La historia oficial no tiene ni las ganas ni los instrumentos para dar cuenta de los hechos cotidianos. Me refiero a esa disciplina que hegemonizó el discurso histórico durante casi todo el siglo pasado. Si no era historia militar, era la narración de la lucha de clases. El sujeto, o sea los hombres y las mujeres de carne y hueso, aparecían condenados. Ya sea por esas fuerzas que desencadenan el heroísmo, o bien, por las cadenas de la miseria que lo destinaban a la miseria.
En otras palabras, la vida de todos los días, con sus cuotas de voluntarismo y de espontaneidad no tenía cabida en los libros de un Encina o de un Ramírez Necochea. Para mal de males, la mirada ilustrada -sea de derecha o de izquierda- percibía la fiesta como la veía Voltaire, o sea, un campo donde la ignorancia sentaba sus reales. De allí que haya que acudir a la literatura para encontrar lo lúdico de la vida. Para dar con el 18 en la pampa salitrera, hay que leer, entre otros, a Luis González Zenteno o Juanito Zola.
“¡Viva Chile, mi’her… mosa patria! ¡Viva! ¡Como el chileno no hay, all right! La gente se arracimaba en las puertas y veredas, y a la orilla de las vías férreas, las hinchadas cotas de los carrilanos ondulaban como banderas”. La frase tomada de la novela del escritor iquiqueño Luis González Zenteno (1910-1963), “Caliche” editada el año 1954, permite tener una idea de como se celebraba el 18 en estas tierras conquistadas, por el ejército de Chile a fines del siglo XIX.
Según el testimonio del folklorista Freddy Calatambo Albarracín (1924-2018) estas fiestas transcurrían en términos musicales entre algunas cuecas campesinas traídas en las maletas de los enganchados, los valses peruanos que rememoraban de algún modo la soberanía de ese país en estas pampas, y la música de pequeños grupos que interpretaban instrumentos de vientos. Me refiero a los aymaras que trabajan en la extracción del salitre. El hombre andino, con zampoñas y sicuris se conecta con los Mallkus o la Pachamama. Al igual que los chinos, los aymaras, eran los grupos marginados y sobre todo discriminados por el resto de la sociedad, incluso por los mismos trabajadores.
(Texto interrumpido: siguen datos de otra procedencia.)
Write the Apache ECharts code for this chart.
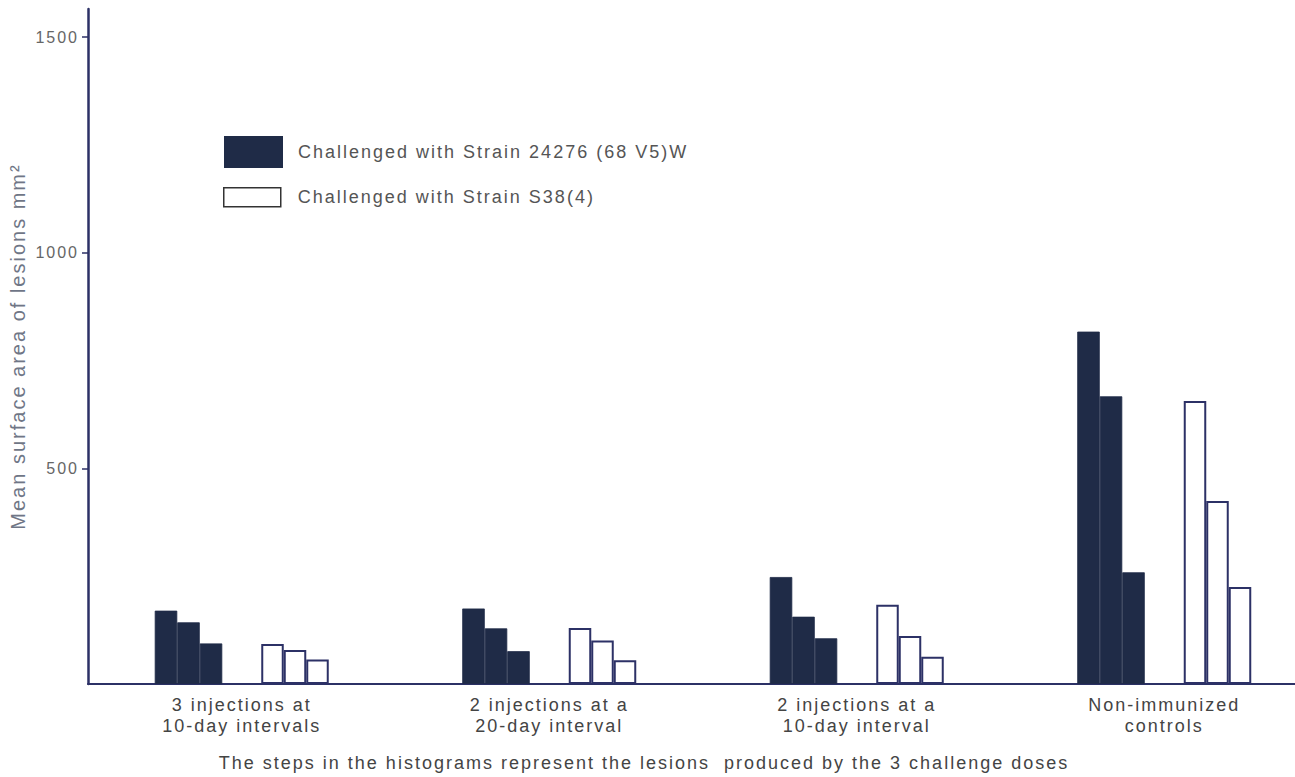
<!DOCTYPE html>
<html>
<head>
<meta charset="utf-8">
<script src="https://cdn.jsdelivr.net/npm/echarts@6/dist/echarts.min.js"></script>
<style>
html,body{margin:0;padding:0;background:#fff;}
#chart{width:1295px;height:777px;}
#chart svg text{letter-spacing:2px;}
</style>
</head>
<body>
<div id="chart"></div>
<script>
// ---- data ----
const categories = [
  '3 injections at\n10-day intervals',
  '2 injections at a\n20-day interval',
  '2 injections at a\n10-day interval',
  'Non-immunized\ncontrols'
];
// Strain 24276 (68 V5)W, three challenge doses
const strainW_dose1 = [170, 175, 248, 817];
const strainW_dose2 = [143, 129, 156, 667];
const strainW_dose3 = [94, 76, 106, 259];
// Strain S38(4), three challenge doses
const strainS_dose1 = [93, 130, 184, 656];
const strainS_dose2 = [79, 101, 111, 424];
const strainS_dose3 = [57, 55, 63, 225];
const yTicks = [500, 1000, 1500];
const nameW = 'Challenged with Strain 24276 (68 V5)W';
const nameS = 'Challenged with Strain S38(4)';
const footnote = 'The steps in the histograms represent the lesions  produced by the 3 challenge doses';

// ---- styles ----
const NAVY = '#2c3166';
const DARK = '#1f2b47';
const FONT = '"Liberation Sans", Arial, sans-serif';
const BW = 22.5;

function darkSeries(data) {
  return { type: 'bar', name: nameW, data: data, barWidth: BW, barGap: '0%',
    itemStyle: { color: DARK, borderColor: DARK, borderWidth: 0.8 }, emphasis: { disabled: true } };
}
function whiteSeries(data) {
  return { type: 'bar', name: nameS, data: data, barWidth: BW, barGap: '0%',
    itemStyle: { color: '#ffffff', borderColor: NAVY, borderWidth: 2 }, emphasis: { disabled: true } };
}

const chart = echarts.init(document.getElementById('chart'), null, { renderer: 'svg' });
chart.setOption({
  animation: false,
  backgroundColor: '#ffffff',
  textStyle: { fontFamily: FONT },
  grid: { left: 88, width: 1230, top: 9, bottom: 93, containLabel: false, outerBoundsMode: 'none' },
  title: {
    text: footnote,
    left: 644, top: 754, textAlign: 'center', padding: 0,
    textStyle: { fontFamily: FONT, fontSize: 18, fontWeight: 'normal', color: '#444' }
  },
  legend: [
    {
      data: [nameW], left: 224, top: 136, orient: 'vertical', padding: 0,
      itemWidth: 57, itemHeight: 30,
      icon: 'rect',
      textStyle: { fontFamily: FONT, fontSize: 18, color: '#555', padding: [0, 0, 0, 11] },
      selectedMode: false
    },
    {
      data: [nameS], left: 223, top: 187, orient: 'vertical', padding: 0,
      itemWidth: 57, itemHeight: 19,
      icon: 'rect',
      itemStyle: { borderColor: '#333', borderWidth: 1.5 },
      textStyle: { fontFamily: FONT, fontSize: 18, color: '#555', padding: [0, 0, 0, 12] },
      selectedMode: false
    }
  ],
  xAxis: {
    type: 'category',
    data: categories,
    axisLine: { show: true, lineStyle: { color: NAVY, width: 2 } },
    axisTick: { show: false },
    axisLabel: { fontFamily: FONT, fontSize: 18, color: '#444', lineHeight: 21, margin: 10, interval: 0 }
  },
  yAxis: {
    type: 'value',
    min: 0, max: 1565,
    name: 'Mean surface area of lesions mm²',
    nameLocation: 'middle', nameGap: 60, nameRotate: 90,
    nameTextStyle: { fontFamily: FONT, fontSize: 20, color: '#6f7686' },
    axisLine: { show: true, lineStyle: { color: NAVY, width: 2.5 } },
    axisTick: { show: true, inside: false, length: 6, lineStyle: { color: NAVY, width: 1.5 }, customValues: yTicks },
    axisLabel: { fontFamily: FONT, fontSize: 16, color: '#666', margin: 9, customValues: yTicks,
      formatter: function (v) { return String(v); } },
    splitLine: { show: false }
  },
  series: [
    darkSeries(strainW_dose1),
    darkSeries(strainW_dose2),
    darkSeries(strainW_dose3),
    { type: 'bar', name: 'spacer', data: categories.map(() => '-'), barWidth: 39, barGap: '0%', itemStyle: { opacity: 0 }, silent: true },
    whiteSeries(strainS_dose1),
    whiteSeries(strainS_dose2),
    whiteSeries(strainS_dose3)
  ]
});
</script>
</body>
</html>
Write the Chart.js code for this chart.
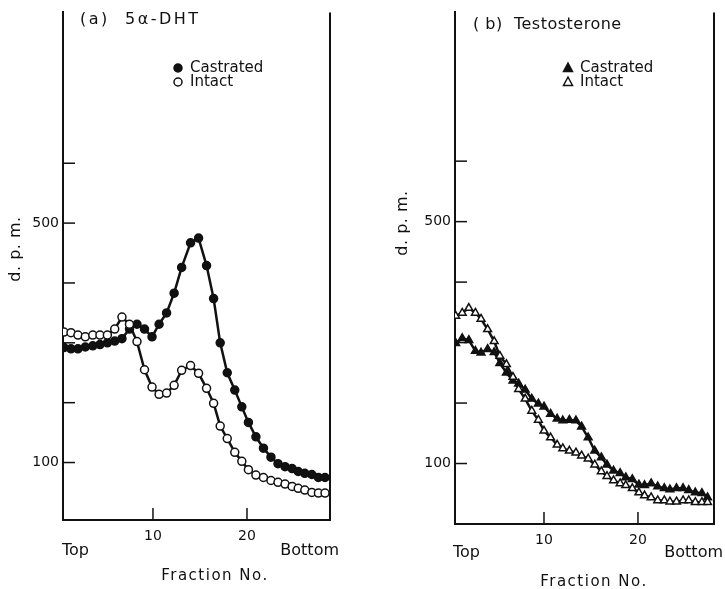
<!DOCTYPE html>
<html>
<head>
<meta charset="utf-8">
<title>5α-DHT / Testosterone</title>
<script src="https://cdn.jsdelivr.net/npm/chart.js@4.4.0/dist/chart.umd.min.js"></script>
<style>
  html, body { margin: 0; padding: 0; background: #fff; }
  #wrap { position: relative; width: 725px; height: 589px; }
  #leftChart { position: absolute; left: 0; top: 0; }
  #rightChart { position: absolute; left: 360px; top: 0; }
</style>
</head>
<body>
<div id="wrap">
  <canvas id="leftChart" width="360" height="589"></canvas>
  <canvas id="rightChart" width="365" height="589"></canvas>
</div>
<script>
// ---- data ----
// (a) 5a-DHT
const dhtFractions = [0.53, 1.28, 2.02, 2.8, 3.6, 4.36, 5.15, 5.93, 6.7, 7.5, 8.3, 9.1, 9.9,
  10.65, 11.45, 12.25, 13.05, 14.0, 14.85, 15.7, 16.45, 17.15, 17.9, 18.7, 19.45, 20.15,
  20.95, 21.75, 22.55, 23.3, 24.05, 24.8, 25.45, 26.15, 26.9, 27.6, 28.3];
const dhtCastrated = [292, 290, 290, 293, 295, 297, 300, 303, 307, 323, 331, 323, 310,
  331, 350, 383, 426, 467, 475, 429, 374, 300, 250, 221, 193, 167,
  143, 124, 109, 98, 93, 90, 85, 82, 80, 75, 75];
const dhtIntact = [318, 317, 313, 310, 313, 313, 313, 323, 343, 331, 302, 255, 226,
  214, 216, 229, 254, 262, 249, 224, 199, 161, 140, 117, 102, 88,
  79, 75, 70, 67, 64, 60, 57, 54, 50, 49, 49];

// (b) Testosterone
const testoFractions = [0.6, 1.3, 2.0, 2.7, 3.3, 4.0, 4.7, 5.3, 6.0, 6.7, 7.3, 8.0, 8.7,
  9.4, 10.0, 10.7, 11.4, 12.0, 12.7, 13.4, 14.0, 14.7, 15.4, 16.1, 16.7, 17.4, 18.1,
  18.7, 19.4, 20.1, 20.7, 21.4, 22.1, 22.8, 23.4, 24.1, 24.8, 25.4, 26.1, 26.8, 27.4];
const testoCastrated = [299, 307, 304, 286, 283, 289, 284, 266, 250, 237, 232, 222, 207,
  199, 194, 182, 174, 171, 172, 171, 161, 143, 121, 110, 98, 88, 84,
  77, 74, 65, 64, 67, 62, 59, 57, 59, 59, 56, 52, 51, 44];
const testoIntact = [344, 349, 357, 349, 339, 322, 302, 278, 264, 243, 223, 207, 187,
  172, 154, 143, 131, 125, 121, 118, 113, 108, 98, 87, 79, 72, 67,
  64, 59, 52, 47, 44, 39, 39, 37, 37, 39, 39, 36, 36, 36];

// axis ticks
const yTickValues = [100, 200, 300, 400, 500, 600];
const yTickLabels = [100, 500];
const xTickValues = [10, 20];

// ==========================================
// helpers
// ==========================================
const INK = "#111";
Chart.defaults.font.family = "'DejaVu Sans', sans-serif";
Chart.defaults.color = INK;

function toPoints(xs, ys) {
  return xs.map((x, i) => ({ x: x, y: ys[i] }));
}

function drawMarker(ctx, kind, filled, x, y) {
  ctx.beginPath();
  if (kind === "circle") {
    ctx.arc(x, y, 4, 0, Math.PI * 2);
  } else {
    ctx.moveTo(x, y - 5);
    ctx.lineTo(x + 4.5, y + 3.5);
    ctx.lineTo(x - 4.5, y + 3.5);
    ctx.closePath();
  }
  ctx.fillStyle = filled ? INK : "#fff";
  ctx.fill();
  ctx.lineWidth = 1.5;
  ctx.strokeStyle = INK;
  ctx.stroke();
}

function text(ctx, str, x, y, size, align, spacing) {
  ctx.font = size + "px 'DejaVu Sans', sans-serif";
  ctx.textAlign = align;
  ctx.textBaseline = "middle";
  ctx.letterSpacing = (spacing || 0) + "px";
  ctx.fillStyle = INK;
  ctx.fillText(str, x, y);
  ctx.letterSpacing = "0px";
}

// frame, inner tick marks, panel title, legend and axis words
function decorPlugin(cfg) {
  return {
    id: "decor",
    afterDraw(chart) {
      const ctx = chart.ctx;
      const a = chart.chartArea;
      const xs = chart.scales.x;
      const ys = chart.scales.y;
      ctx.save();
      ctx.strokeStyle = INK;
      ctx.lineWidth = 2;
      ctx.beginPath();
      ctx.moveTo(a.right, a.top);
      ctx.lineTo(a.right, a.bottom + 1);
      ctx.stroke();

      ctx.lineWidth = 1.5;
      yTickValues.forEach((v) => {
        const py = ys.getPixelForValue(v);
        ctx.beginPath();
        ctx.moveTo(a.left, py);
        ctx.lineTo(a.left + 12, py);
        ctx.stroke();
      });
      xTickValues.forEach((v) => {
        const px = xs.getPixelForValue(v);
        ctx.beginPath();
        ctx.moveTo(px, a.bottom);
        ctx.lineTo(px, a.bottom - 12);
        ctx.stroke();
      });

      text(ctx, cfg.title, cfg.titleX, cfg.titleY, 16, "left", cfg.titleSpacing);

      drawMarker(ctx, cfg.marker, true, cfg.legendX, cfg.legendY);
      drawMarker(ctx, cfg.marker, false, cfg.legendX, cfg.legendY + 14);
      text(ctx, "Castrated", cfg.legendX + 12, cfg.legendY, 15, "left", 0);
      text(ctx, "Intact", cfg.legendX + 12, cfg.legendY + 14, 15, "left", 0);

      text(ctx, "Top", cfg.topX, cfg.wordsY, 16, "left", 0);
      text(ctx, "Bottom", cfg.bottomX, cfg.wordsY, 16, "right", 0);
      text(ctx, "Fraction No.", cfg.fracX, cfg.fracY, 15, "center", 1.5);

      ctx.translate(cfg.dpmX, cfg.dpmY);
      ctx.rotate(-Math.PI / 2);
      text(ctx, "d. p. m.", 0, 0, 16, "center", 0.5);
      ctx.restore();
    },
  };
}

function makePanel(canvasId, fractions, castrated, intact, marker, geo, cfg) {
  const ctx = document.getElementById(canvasId);
  const common = {
    borderColor: INK,
    borderWidth: 2.5,
    pointStyle: marker,
    pointRadius: marker === "triangle" ? 4.5 : 4,
    pointBorderColor: INK,
    pointBorderWidth: 1.5,
    tension: 0,
  };
  return new Chart(ctx, {
    type: "line",
    data: {
      datasets: [
        Object.assign({ label: "Intact", data: toPoints(fractions, intact), pointBackgroundColor: "#fff" }, common),
        Object.assign({ label: "Castrated", data: toPoints(fractions, castrated), pointBackgroundColor: INK }, common),
      ],
    },
    options: {
      responsive: false,
      animation: false,
      devicePixelRatio: 1,
      layout: { padding: { top: geo.top, right: geo.right, left: 0, bottom: 0 } },
      plugins: { legend: { display: false }, tooltip: { enabled: false } },
      scales: {
        x: {
          type: "linear",
          min: geo.xMin,
          max: geo.xMax,
          afterFit: (s) => { s.height = geo.xHeight; },
          afterBuildTicks: (s) => { s.ticks = xTickValues.map((v) => ({ value: v })); },
          grid: { display: false, drawTicks: false },
          border: { display: true, color: INK, width: 2 },
          ticks: { padding: 8, font: { size: 14 }, color: INK },
        },
        y: {
          type: "linear",
          min: geo.yMin,
          max: geo.yMax,
          afterFit: (s) => { s.width = geo.yWidth; },
          afterBuildTicks: (s) => { s.ticks = yTickValues.map((v) => ({ value: v })); },
          grid: { display: false, drawTicks: false },
          border: { display: true, color: INK, width: 2 },
          ticks: {
            padding: 4,
            font: { size: 14 },
            color: INK,
            callback: (v) => (yTickLabels.includes(v) ? String(v) : ""),
          },
        },
      },
    },
    plugins: [decorPlugin(cfg)],
  });
}

document.addEventListener("DOMContentLoaded", () => {
  makePanel("leftChart", dhtFractions, dhtCastrated, dhtIntact, "circle",
    { top: 7, right: 30, xHeight: 69, yWidth: 63, xMin: 0.43, xMax: 28.83, yMin: 4, yMax: 852 },
    {
      marker: "circle", title: "(a)  5α-DHT", titleX: 80, titleY: 20, titleSpacing: 2.5,
      legendX: 178, legendY: 68, topX: 62, bottomX: 339, wordsY: 551,
      fracX: 215, fracY: 576, dpmX: 16, dpmY: 249,
    });
  makePanel("rightChart", testoFractions, testoCastrated, testoIntact, "triangle",
    { top: 10, right: 11, xHeight: 65, yWidth: 95, xMin: 0.53, xMax: 28.09, yMin: 0, yMax: 846 },
    {
      marker: "triangle", title: "( b)  Testosterone", titleX: 113, titleY: 25, titleSpacing: 0.5,
      legendX: 208, legendY: 68, topX: 93, bottomX: 363, wordsY: 553,
      fracX: 234, fracY: 582, dpmX: 43, dpmY: 223,
    });
});
</script>
</body>
</html>
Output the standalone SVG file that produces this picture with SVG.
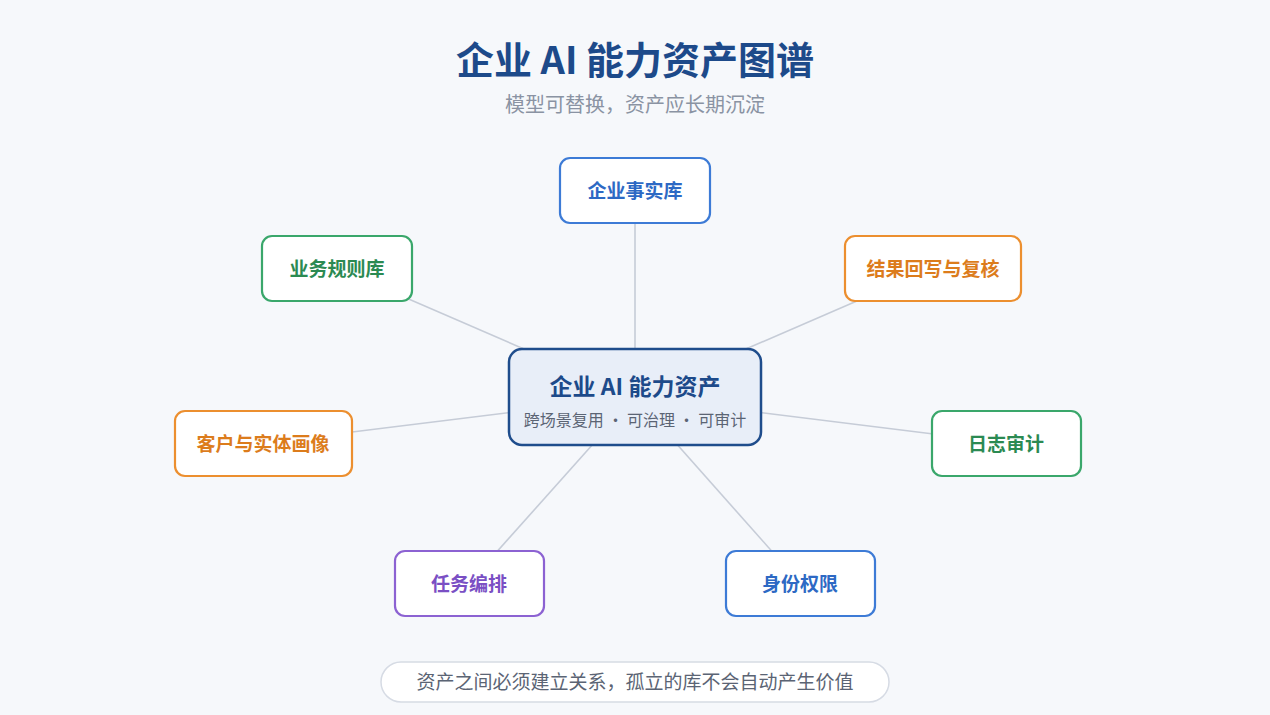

El folklorista ya citado, menciona que todo el mundo bailaba y cantaba los valses peruanos. Sólo de vez en cuando, un campesino, golpeaba la mesa y empezaba a payar recordando sus paisajes de su tierra natal. Era como una postal llena de árboles, vasijas de barro, en plena pampa.
Hay que agregar además que en la pampa salitrera del Norte Grande, tanto los bolivianos como los peruanos, también celebraban sus fiestas patrias. En ese espacio, todas las nacionalidades, recordaban, por lo menos por un rato, sus patrias.
Juanito Zola en su novela Tarapacá editada en 1903 en Iquique, dice con respecto a las fiestas patrias: ”En años anteriores, el 18 de Septiembre, era recibido con grandes preparativos, tanto por los operarios chilenos, como por los peruanos y bolivianos. Todos, contribuían con su bolsillo y con su persona, para hacer de ese aniversario americano una gran fiesta. Se confeccionaban programas, en los que figuraban el himno nacional, los cohetes, globos, carpas y demás diversiones populares”. La mirada anarquista del autor es enfática: “Las oficinas instigaban por debajo de cuerda a los trabajadores, para que se divirtieran, con el objeto de que le compraran licores, conservas y géneros, en la pulpería”.
La bandera flameando en medio de la pampa, una que otra cueca o paya, el sonido de los vientos andinos, y un solitario bombo ejecutado, tristemente, por algún chino, constituían una geografía musical variada y rica en matices.
El 18 en la pampa salitrera, era como decía Juanito Zola una fiesta americana. Pero, era también la ocasión para recordar que estas tierras tiene ahora nuevos dueños. Los enganchados que venían del Chile central y austral, la celebraban, y con ello, parecían conectarse más profundamente con sus raíces chilotas o talquinas. El resto de las nacionalidades compartían esa alegría.